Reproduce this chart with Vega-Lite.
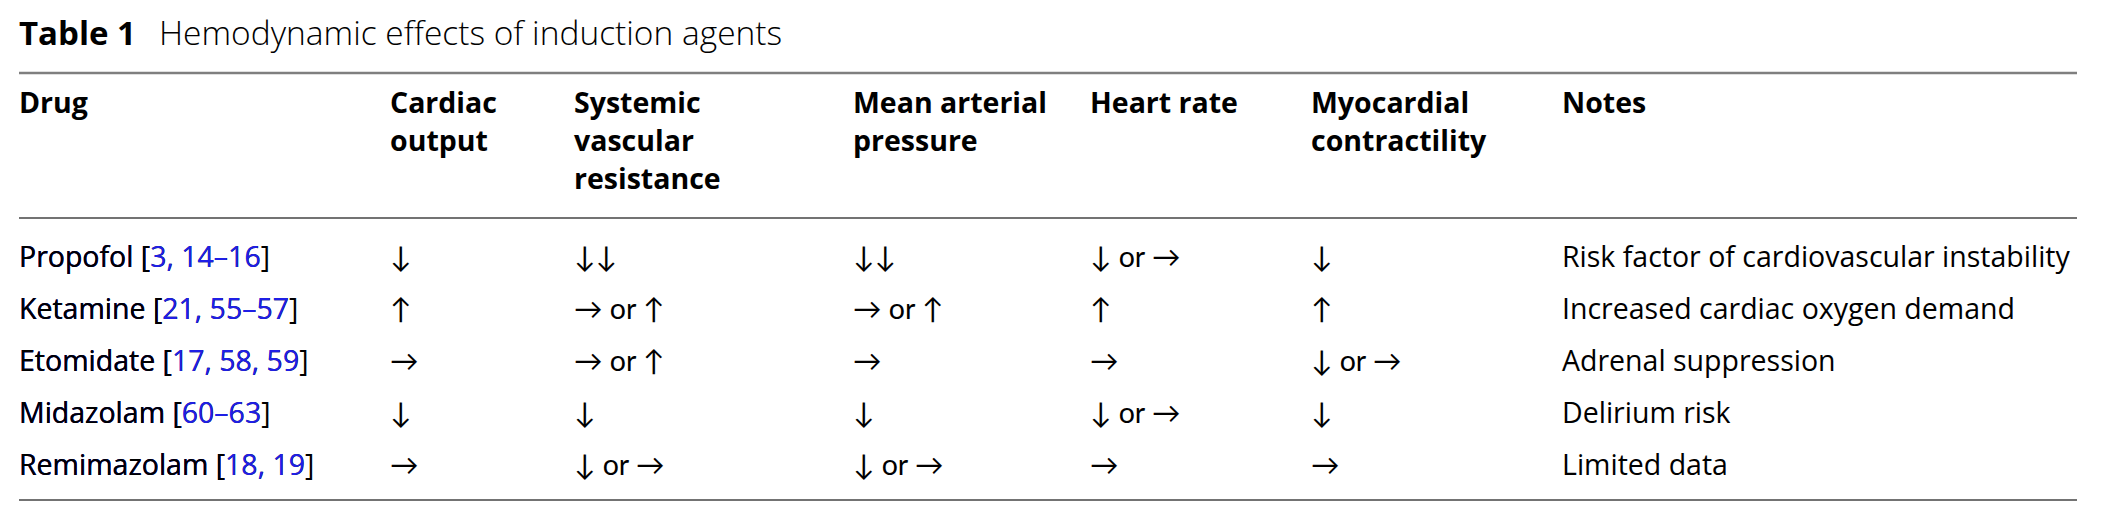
{
  "$schema": "https://vega.github.io/schema/vega-lite/v6.json",
  "width": 2103,
  "height": 519,
  "autosize": {"type": "fit", "contains": "padding"},
  "padding": 0,
  "background": "white",
  "config": {"view": {"stroke": null}},
  "datasets": {
    "title": [{"row": -1, "col": 0, "bold": "Table 1", "rest": "Hemodynamic effects of induction agents"}],
    "rules": [
      {"kind": "top", "row": -0.5, "col": 0, "colEnd": 7},
      {"kind": "mid", "row": 0.5, "col": 0, "colEnd": 7},
      {"kind": "bottom", "row": 5.5, "col": 0, "colEnd": 7}
    ],
    "header": [
      {"row": 0, "col": 0, "lines": ["Drug"]},
      {"row": 0, "col": 1, "lines": ["Cardiac", "output"]},
      {"row": 0, "col": 2, "lines": ["Systemic", "vascular", "resistance"]},
      {"row": 0, "col": 3, "lines": ["Mean arterial", "pressure"]},
      {"row": 0, "col": 4, "lines": ["Heart rate"]},
      {"row": 0, "col": 5, "lines": ["Myocardial", "contractility"]},
      {"row": 0, "col": 6, "lines": ["Notes"]}
    ],
    "drugs": [
      {"row": 1, "col": 0, "full": "Propofol [3, 14–16]", "upToRefs": "Propofol [3, 14–16", "name": "Propofol ["},
      {"row": 2, "col": 0, "full": "Ketamine [21, 55–57]", "upToRefs": "Ketamine [21, 55–57", "name": "Ketamine ["},
      {"row": 3, "col": 0, "full": "Etomidate [17, 58, 59]", "upToRefs": "Etomidate [17, 58, 59", "name": "Etomidate ["},
      {"row": 4, "col": 0, "full": "Midazolam [60–63]", "upToRefs": "Midazolam [60–63", "name": "Midazolam ["},
      {"row": 5, "col": 0, "full": "Remimazolam [18, 19]", "upToRefs": "Remimazolam [18, 19", "name": "Remimazolam ["}
    ],
    "cells": [
      {"row": 1, "col": 1, "text": "↓"},
      {"row": 1, "col": 2, "text": "↓↓"},
      {"row": 1, "col": 3, "text": "↓↓"},
      {"row": 1, "col": 4, "text": "↓ or →"},
      {"row": 1, "col": 5, "text": "↓"},
      {"row": 1, "col": 6, "text": "Risk factor of cardiovascular instability"},
      {"row": 2, "col": 1, "text": "↑"},
      {"row": 2, "col": 2, "text": "→ or ↑"},
      {"row": 2, "col": 3, "text": "→ or ↑"},
      {"row": 2, "col": 4, "text": "↑"},
      {"row": 2, "col": 5, "text": "↑"},
      {"row": 2, "col": 6, "text": "Increased cardiac oxygen demand"},
      {"row": 3, "col": 1, "text": "→"},
      {"row": 3, "col": 2, "text": "→ or ↑"},
      {"row": 3, "col": 3, "text": "→"},
      {"row": 3, "col": 4, "text": "→"},
      {"row": 3, "col": 5, "text": "↓ or →"},
      {"row": 3, "col": 6, "text": "Adrenal suppression"},
      {"row": 4, "col": 1, "text": "↓"},
      {"row": 4, "col": 2, "text": "↓"},
      {"row": 4, "col": 3, "text": "↓"},
      {"row": 4, "col": 4, "text": "↓ or →"},
      {"row": 4, "col": 5, "text": "↓"},
      {"row": 4, "col": 6, "text": "Delirium risk"},
      {"row": 5, "col": 1, "text": "→"},
      {"row": 5, "col": 2, "text": "↓ or →"},
      {"row": 5, "col": 3, "text": "↓ or →"},
      {"row": 5, "col": 4, "text": "→"},
      {"row": 5, "col": 5, "text": "→"},
      {"row": 5, "col": 6, "text": "Limited data"}
    ]
  },
  "encoding": {
    "x": {"field": "col", "type": "quantitative", "axis": null,
          "scale": {"domain": [0, 1, 2, 3, 4, 5, 6, 7], "range": [19, 390, 574, 853, 1090, 1311, 1562, 2077], "nice": false, "zero": false}},
    "y": {"field": "row", "type": "quantitative", "axis": null,
          "scale": {"domain": [-1, -0.5, 0, 0.5, 1, 5, 5.5], "range": [45, 73, 113, 218, 267, 475, 500], "nice": false, "zero": false}}
  },
  "layer": [
    {
      "data": {"name": "rules"},
      "transform": [{"filter": "datum.kind === 'top'"}],
      "mark": {"type": "rule", "stroke": "#7f7f7f", "strokeWidth": 2.5},
      "encoding": {"x2": {"field": "colEnd"}}
    },
    {
      "data": {"name": "rules"},
      "transform": [{"filter": "datum.kind !== 'top'"}],
      "mark": {"type": "rule", "stroke": "#444444", "strokeWidth": 1.6},
      "encoding": {"x2": {"field": "colEnd"}}
    },
    {
      "data": {"name": "title"},
      "mark": {"type": "text", "align": "left", "baseline": "alphabetic", "font": "Open Sans", "fontSize": 33, "fontWeight": 700, "fill": "#000000"},
      "encoding": {"text": {"field": "bold"}}
    },
    {
      "data": {"name": "title"},
      "mark": {"type": "text", "align": "left", "baseline": "alphabetic", "dx": 140, "font": "Open Sans", "fontSize": 33.5, "fontWeight": 300, "fill": "#000000"},
      "encoding": {"text": {"field": "rest"}}
    },
    {
      "data": {"name": "header"},
      "mark": {"type": "text", "align": "left", "baseline": "alphabetic", "lineHeight": 38, "font": "Open Sans", "fontSize": 28.5, "fontWeight": 700, "fill": "#000000"},
      "encoding": {"text": {"field": "lines"}}
    },
    {
      "data": {"name": "cells"},
      "transform": [{"filter": "datum.col < 6"}],
      "mark": {"type": "text", "align": "left", "baseline": "alphabetic", "font": "Lato", "fontSize": 28.5, "fill": "#000000"},
      "encoding": {"text": {"field": "text"}}
    },
    {
      "data": {"name": "cells"},
      "transform": [{"filter": "datum.col === 6"}],
      "mark": {"type": "text", "align": "left", "baseline": "alphabetic", "font": "Open Sans", "fontSize": 28.5, "fill": "#000000"},
      "encoding": {"text": {"field": "text"}}
    },
    {
      "data": {"name": "drugs"},
      "mark": {"type": "text", "align": "left", "baseline": "alphabetic", "font": "Open Sans", "fontSize": 28.5, "fill": "#000000"},
      "encoding": {"text": {"field": "full"}}
    },
    {
      "data": {"name": "drugs"},
      "mark": {"type": "text", "align": "left", "baseline": "alphabetic", "font": "Open Sans", "fontSize": 28.5, "fill": "#1f1fe6"},
      "encoding": {"text": {"field": "upToRefs"}}
    },
    {
      "data": {"name": "drugs"},
      "mark": {"type": "text", "align": "left", "baseline": "alphabetic", "font": "Open Sans", "fontSize": 28.5, "fill": "#000000"},
      "encoding": {"text": {"field": "name"}}
    }
  ]
}
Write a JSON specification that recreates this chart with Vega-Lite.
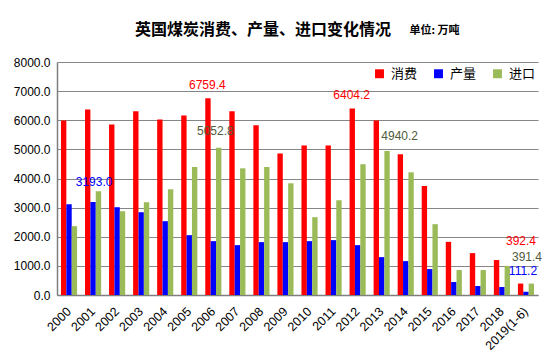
{
  "$schema": "https://vega.github.io/schema/vega-lite/v6.json",
  "autosize": {"type": "none"},
  "width": 481,
  "height": 233,
  "padding": {"left": 57, "top": 62, "right": 16, "bottom": 69},
  "background": "white",
  "config": {
    "font": "Liberation Sans",
    "view": {"stroke": null},
    "axis": {"labelFont": "Liberation Sans"}
  },
  "title": {
    "text": "英国煤炭消费、产量、进口变化情况",
    "font": "Noto Sans CJK SC",
    "fontSize": 16,
    "fontWeight": "bold",
    "color": "#000000",
    "anchor": "start",
    "frame": "group",
    "baseline": "bottom",
    "dx": 78,
    "offset": 0,
    "dy": 30
  },
  "data": {
    "values": [
      {"year": "2000", "series": "消费", "value": 5990},
      {"year": "2001", "series": "消费", "value": 6370},
      {"year": "2002", "series": "消费", "value": 5856},
      {"year": "2003", "series": "消费", "value": 6310},
      {"year": "2004", "series": "消费", "value": 6030},
      {"year": "2005", "series": "消费", "value": 6164},
      {"year": "2006", "series": "消费", "value": 6759.4},
      {"year": "2007", "series": "消费", "value": 6310},
      {"year": "2008", "series": "消费", "value": 5830},
      {"year": "2009", "series": "消费", "value": 4860},
      {"year": "2010", "series": "消费", "value": 5137},
      {"year": "2011", "series": "消费", "value": 5137},
      {"year": "2012", "series": "消费", "value": 6404.2},
      {"year": "2013", "series": "消费", "value": 5990},
      {"year": "2014", "series": "消费", "value": 4830},
      {"year": "2015", "series": "消费", "value": 3743},
      {"year": "2016", "series": "消费", "value": 1825},
      {"year": "2017", "series": "消费", "value": 1438},
      {"year": "2018", "series": "消费", "value": 1200},
      {"year": "2019(1-6)", "series": "消费", "value": 392.4},
      {"year": "2000", "series": "产量", "value": 3116},
      {"year": "2001", "series": "产量", "value": 3193.0},
      {"year": "2002", "series": "产量", "value": 3014},
      {"year": "2003", "series": "产量", "value": 2842},
      {"year": "2004", "series": "产量", "value": 2534},
      {"year": "2005", "series": "产量", "value": 2055},
      {"year": "2006", "series": "产量", "value": 1849},
      {"year": "2007", "series": "产量", "value": 1712},
      {"year": "2008", "series": "产量", "value": 1815},
      {"year": "2009", "series": "产量", "value": 1815},
      {"year": "2010", "series": "产量", "value": 1849},
      {"year": "2011", "series": "产量", "value": 1884},
      {"year": "2012", "series": "产量", "value": 1712},
      {"year": "2013", "series": "产量", "value": 1301},
      {"year": "2014", "series": "产量", "value": 1164},
      {"year": "2015", "series": "产量", "value": 890},
      {"year": "2016", "series": "产量", "value": 445},
      {"year": "2017", "series": "产量", "value": 308},
      {"year": "2018", "series": "产量", "value": 274},
      {"year": "2019(1-6)", "series": "产量", "value": 111.2},
      {"year": "2000", "series": "进口", "value": 2363},
      {"year": "2001", "series": "进口", "value": 3562},
      {"year": "2002", "series": "进口", "value": 2877},
      {"year": "2003", "series": "进口", "value": 3185},
      {"year": "2004", "series": "进口", "value": 3630},
      {"year": "2005", "series": "进口", "value": 4394},
      {"year": "2006", "series": "进口", "value": 5052.8},
      {"year": "2007", "series": "进口", "value": 4349},
      {"year": "2008", "series": "进口", "value": 4394},
      {"year": "2009", "series": "进口", "value": 3836},
      {"year": "2010", "series": "进口", "value": 2671},
      {"year": "2011", "series": "进口", "value": 3253},
      {"year": "2012", "series": "进口", "value": 4486},
      {"year": "2013", "series": "进口", "value": 4940.2},
      {"year": "2014", "series": "进口", "value": 4212},
      {"year": "2015", "series": "进口", "value": 2432},
      {"year": "2016", "series": "进口", "value": 856},
      {"year": "2017", "series": "进口", "value": 856},
      {"year": "2018", "series": "进口", "value": 1000},
      {"year": "2019(1-6)", "series": "进口", "value": 391.4}
    ]
  },
  "encoding": {
    "x": {
      "field": "year",
      "type": "nominal",
      "sort": null,
      "scale": {"paddingInner": 0.33, "paddingOuter": 0.165},
      "axis": {
        "title": null,
        "labelAngle": -45,
        "labelAlign": "right",
        "labelBaseline": "middle",
        "labelFontSize": 12.5,
        "labelColor": "#000000",
        "labelPadding": 14,
        "ticks": false,
        "domainColor": "#7f7f7f",
        "domainWidth": 1.5
      }
    },
    "y": {
      "field": "value",
      "type": "quantitative",
      "scale": {"domain": [0, 8000], "nice": false},
      "axis": {
        "title": "单位: 万吨",
        "titleFont": "Noto Sans CJK SC",
        "titleFontSize": 11,
        "titleFontWeight": "bold",
        "titleColor": "#000000",
        "titleAngle": 0,
        "titleAlign": "left",
        "titleBaseline": "alphabetic",
        "titleX": 352,
        "titleY": -29,
        "values": [0, 1000, 2000, 3000, 4000, 5000, 6000, 7000, 8000],
        "format": ".1f",
        "labelFontSize": 12,
        "labelColor": "#000000",
        "labelPadding": 7,
        "ticks": false,
        "domainColor": "#7f7f7f",
        "domainWidth": 1.5,
        "gridColor": "#868686",
        "gridWidth": 1.2
      }
    }
  },
  "layer": [
    {
      "mark": {"type": "bar"},
      "encoding": {
        "xOffset": {"field": "series", "type": "nominal", "sort": ["消费", "产量", "进口"], "scale": {"paddingInner": 0, "paddingOuter": 0}},
        "color": {
          "field": "series",
          "type": "nominal",
          "sort": ["消费", "产量", "进口"],
          "scale": {"domain": ["消费", "产量", "进口"], "range": ["#FF0000", "#0000FF", "#9BBB59"]},
          "legend": {
            "title": null,
            "orient": "none",
            "legendX": 316,
            "legendY": 5,
            "direction": "horizontal",
            "symbolType": "square",
            "symbolSize": 80,
            "symbolStrokeWidth": 0,
            "labelFont": "Noto Sans CJK SC",
            "labelFontSize": 13,
            "labelColor": "#000000",
            "columnPadding": 14,
            "labelOffset": 5
          }
        }
      }
    },
    {
      "transform": [{"filter": "datum.series == '消费' && (datum.year == '2006' || datum.year == '2012')"}],
      "mark": {"type": "text", "baseline": "bottom", "dy": -6, "dx": -6, "fontSize": 12, "color": "#FF0000"},
      "encoding": {"text": {"field": "value", "type": "quantitative", "format": ".1f"}}
    },
    {
      "transform": [{"filter": "datum.series == '产量' && datum.year == '2001'"}],
      "mark": {"type": "text", "baseline": "bottom", "dy": -13, "dx": 1, "fontSize": 12, "color": "#0000FF"},
      "encoding": {"text": {"field": "value", "type": "quantitative", "format": ".1f"}}
    },
    {
      "transform": [{"filter": "datum.series == '进口' && datum.year == '2006'"}],
      "mark": {"type": "text", "baseline": "bottom", "dy": -10, "dx": 2, "fontSize": 12, "color": "#4F5B3A"},
      "encoding": {"text": {"field": "value", "type": "quantitative", "format": ".1f"}}
    },
    {
      "transform": [{"filter": "datum.series == '进口' && datum.year == '2013'"}],
      "mark": {"type": "text", "baseline": "bottom", "dy": -8, "dx": 18, "fontSize": 12, "color": "#4F5B3A"},
      "encoding": {"text": {"field": "value", "type": "quantitative", "format": ".1f"}}
    },
    {
      "transform": [{"filter": "datum.series == '消费' && datum.year == '2019(1-6)'"}],
      "mark": {"type": "text", "baseline": "middle", "dy": -43, "dx": -5, "fontSize": 12, "color": "#FF0000"},
      "encoding": {"text": {"field": "value", "type": "quantitative", "format": ".1f"}}
    },
    {
      "transform": [{"filter": "datum.series == '进口' && datum.year == '2019(1-6)'"}],
      "mark": {"type": "text", "baseline": "middle", "dy": -27, "dx": 1, "fontSize": 12, "color": "#4F5B3A"},
      "encoding": {"text": {"field": "value", "type": "quantitative", "format": ".1f"}}
    },
    {
      "transform": [{"filter": "datum.series == '产量' && datum.year == '2019(1-6)'"}],
      "mark": {"type": "text", "baseline": "middle", "dy": -21, "dx": -3, "fontSize": 12, "color": "#0000FF"},
      "encoding": {"text": {"field": "value", "type": "quantitative", "format": ".1f"}}
    }
  ]
}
□ □ □ □ □ □ □
Exercise prompt
Tally the lines of the preceding listing in which the word "chart" appears; state nothing but the total.

Result for this exercise
2